More food & drink from Costa Rica

Mike Salovesh t20mxs1 at CORN.CSO.NIU.EDU
Wed Mar 21 06:43:54 UTC 2001


Bapopik at AOL.COM wrote:

>    LA COCINA DE LENA bills itself as ¨the best restaurant in town.¨  It´s       > located in the El Pueblo restaurant section of San Jose.  Some items are below.

 <<several items skipped so I can emphasize just two>>

> ALMUERCITA--stuffed cabbage.

That word is troublingly strange.  "Almuerzo", commonly, is the second meal of
the day, after desayuno, literally breaking a fast.  (There are five mealtimes
per day in much of Central America and in southern Mexico.  Desayuno would be
something light at around six A.M.; almuerzo is a much heartier breakfast eaten
around ten AM. Then there's comida at around 2:00 PM, some kind of snack at 6:00
PM or so; and cena, supper, at perhaps 9:00 or even 10:00 PM.)  The infinitive
for taking that second breakfast is "almorzar", accent on the third syllable; in
derivatives, o changes to ue in  an accented syllable .  That's a standard shift
of pronunciation in many Spanish words. "Almuercita" is strange because the
"-ita" diminutive shifts the accent to the third syllable; normally, the ue of
accented syllables would change to o in another syllable.  The word I would
expect would be "almorcito". I'd also expect a masculine terminal -o, not
feminine -a.

Then again, maybe I've just gone through a tremendous scholarly demonstration of
the depths of my ignorance.

> GALLO PINTO--mixed rice and beans, meat, eggs and sour cream.

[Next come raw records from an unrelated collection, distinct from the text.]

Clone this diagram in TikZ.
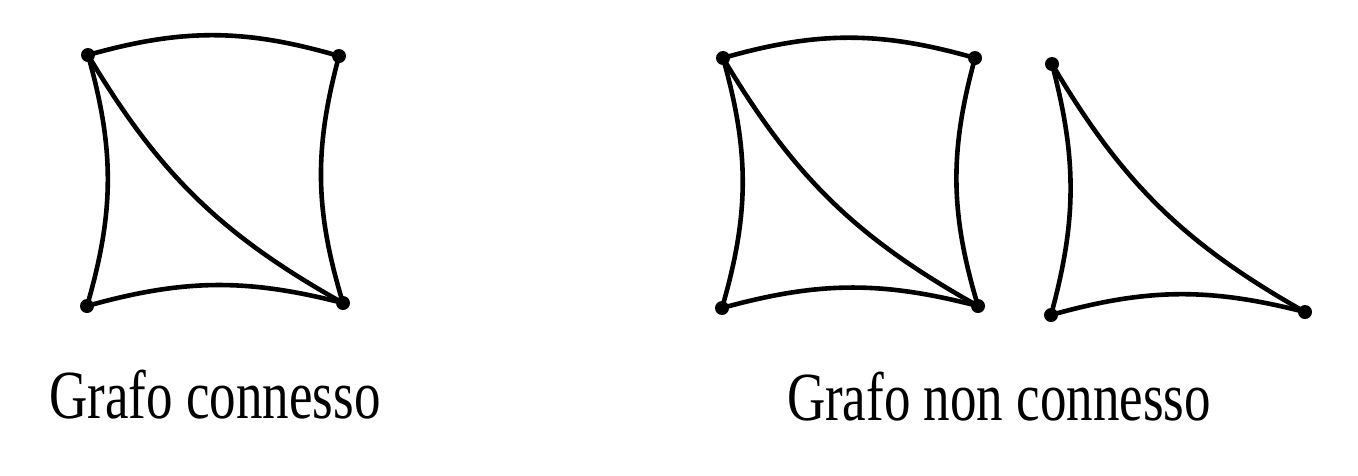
\documentclass[tikz,border=0pt]{standalone}
\usepackage{fontspec}
\setmainfont{Liberation Serif}
\begin{document}
\begin{tikzpicture}[x=1pt,y=-1pt,
  vtx/.style={circle,fill=black,inner sep=0pt,minimum size=14pt},
  edge/.style={line width=4.6pt,line cap=round},
  lbl/.style={anchor=base,inner sep=0pt,font=\fontsize{53}{60}\selectfont}]
\useasboundingbox (0,0) rectangle (1358,475);
% left graph
\node[vtx] (a) at (88,55) {};
\node[vtx] (b) at (339,56) {};
\node[vtx] (c) at (87,306) {};
\node[vtx] (d) at (343,303) {};
\draw[edge] (a.center) to[bend left=16] (b.center);
\draw[edge] (a.center) to[bend left=16] (c.center);
\draw[edge] (b.center) to[bend right=16] (d.center);
\draw[edge] (c.center) to[bend left=15] (d.center);
\draw[edge] (a.center) to[bend right=15] (d.center);
% right graph, square part
\node[vtx] (e) at (723,58) {};
\node[vtx] (f) at (975,58) {};
\node[vtx] (g) at (722,308) {};
\node[vtx] (h) at (978,306) {};
\draw[edge] (e.center) to[bend left=16] (f.center);
\draw[edge] (e.center) to[bend left=16] (g.center);
\draw[edge] (f.center) to[bend right=16] (h.center);
\draw[edge] (g.center) to[bend left=15] (h.center);
\draw[edge] (e.center) to[bend right=15] (h.center);
% triangle
\node[vtx] (i) at (1052,64) {};
\node[vtx] (j) at (1051,315) {};
\node[vtx] (k) at (1305,312) {};
\draw[edge] (i.center) to[bend left=15] (j.center);
\draw[edge] (j.center) to[bend left=15] (k.center);
\draw[edge] (i.center) to[bend right=15] (k.center);
% labels
\node[lbl] (l1) at (215,418) {\scalebox{1}[1.3]{Grafo connesso}};
\node[lbl] (l2) at (999,420) {\scalebox{1}[1.3]{Grafo non connesso}};
\end{tikzpicture}
\end{document}
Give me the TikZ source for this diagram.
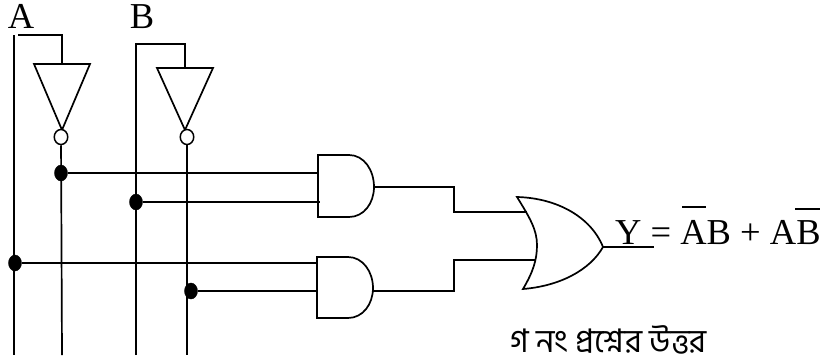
\documentclass[tikz,border=0pt]{standalone}
\usepackage{fontspec}
\setmainfont{Liberation Serif}
\newfontfamily\bengalifont[Script=Bengali]{Hind Siliguri}
\usetikzlibrary{shapes.geometric}
\tikzset{
	wire/.style={line width=1.7pt},
	dotjoin/.style={draw,fill=black,ellipse,minimum width=13pt,minimum height=16pt,inner sep=0pt},
	bubble/.style={draw,fill=white,line width=1.5pt,ellipse,minimum width=13.5pt,minimum height=15pt,inner sep=0pt},
	letter/.style={font=\fontsize{36.5}{40}\selectfont,inner sep=0pt}
}

\begin{document}
\begin{tikzpicture}[x=1pt,y=-1pt]
	\useasboundingbox (0,0) rectangle (823,362);

	% labels
	\node[letter,anchor=base] (A) at (21,28) {A};
	\node[letter,anchor=base] (B) at (142,28) {B};
	\node[letter,anchor=base west] (Y) at (615,244) {Y = AB + AB};
	\node[font=\bengalifont\fontsize{32.5}{36}\selectfont,inner sep=0pt,anchor=base] (note) at (608.5,352) {গ নং প্রশ্নের উত্তর};
	\draw[wire] (682,207) -- (706,207);
	\draw[wire] (795,209) -- (820,209);

	% inverters
	\coordinate (invAin) at (62,64);
	\coordinate (invBin) at (185,68);
	\draw[wire] (34,64) -- (90,64) -- (62,130) -- cycle;
	\draw[wire] (157,68) -- (213,68) -- (185,130) -- cycle;
	\node[bubble] (invAout) at (61,137) {};
	\node[bubble] (invBout) at (187,137) {};

	% rails
	\coordinate (Atop) at (14,35);
	\coordinate (Abot) at (14,355);
	\coordinate (Ajog) at (18,35);
	\coordinate (Acor) at (62,35);
	\coordinate (Btop) at (136,44);
	\coordinate (Bbot) at (136,355);
	\coordinate (Bcor) at (185,44);
	\coordinate (nAbot) at (62,355);
	\coordinate (nBbot) at (187,355);
	\draw[wire] (Atop) -- (Abot);
	\draw[wire] (Ajog) -- (Acor) -- (invAin);
	\draw[wire] (Bbot) -- (Btop) -- (Bcor) -- (invBin);
	\draw[wire] (invAout) -- (nAbot);
	\draw[wire] (invBout) -- (nBbot);

	% and gates
	\coordinate (and1a) at (318,173);
	\coordinate (and1b) at (320,202);
	\coordinate (and2a) at (317,263);
	\coordinate (and2b) at (317,291);
	\coordinate (and1out) at (374,187);
	\coordinate (and2out) at (373,291);
	\draw[wire] (318,155) -- (349,155) .. controls (364,155) and (374,170) .. (and1out)
		.. controls (374,203) and (364,217) .. (349,217) -- (318,217) -- cycle;
	\draw[wire] (317,257) -- (348,257) .. controls (363,257) and (373,272) .. (373,288)
		.. controls (373,304) and (363,318) .. (348,318) -- (317,318) -- cycle;

	% joins
	\node[dotjoin] (d1) at (61,173) {};
	\node[dotjoin] (d2) at (136,202) {};
	\node[dotjoin] (d3) at (15,263) {};
	\node[dotjoin] (d4) at (191,291) {};
	\draw[wire] (d1) -- (and1a);
	\draw[wire] (d2) -- (and1b);
	\draw[wire] (d3) -- (and2a);
	\draw[wire] (d4) -- (and2b);

	% or gate
	\coordinate (or1) at (527,212);
	\coordinate (or2) at (535,260);
	\coordinate (orout) at (603,247);
	\coordinate (Yend) at (654,247);
	\draw[wire] (517,197) .. controls (557,198) and (591,217) .. (orout)
		.. controls (590,270) and (560,286) .. (523,289)
		.. controls (533,272) and (537,260) .. (537,245)
		.. controls (537,230) and (530,218) .. (517,197) -- cycle;
	\coordinate (j1a) at (454,187);
	\coordinate (j1b) at (454,212);
	\coordinate (j2a) at (454,291);
	\coordinate (j2b) at (454,260);
	\draw[wire] (and1out) -- (j1a) -- (j1b) -- (or1);
	\draw[wire] (and2out) -- (j2a) -- (j2b) -- (or2);
	\draw[wire] (orout) -- (Yend);
\end{tikzpicture}
\end{document}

That's a very high-class gallo pinto.  Ordinary gallo pinto is rice and beans,
served with  optional hot sauce.  The simple gallo pinto is a major staple in
peasant diets in Central America . . .  where meat, eggs, and/or sour cream
would be more than a peasant family could afford.

-- mike salovesh   <salovesh at niu.edu>   PEACE !!!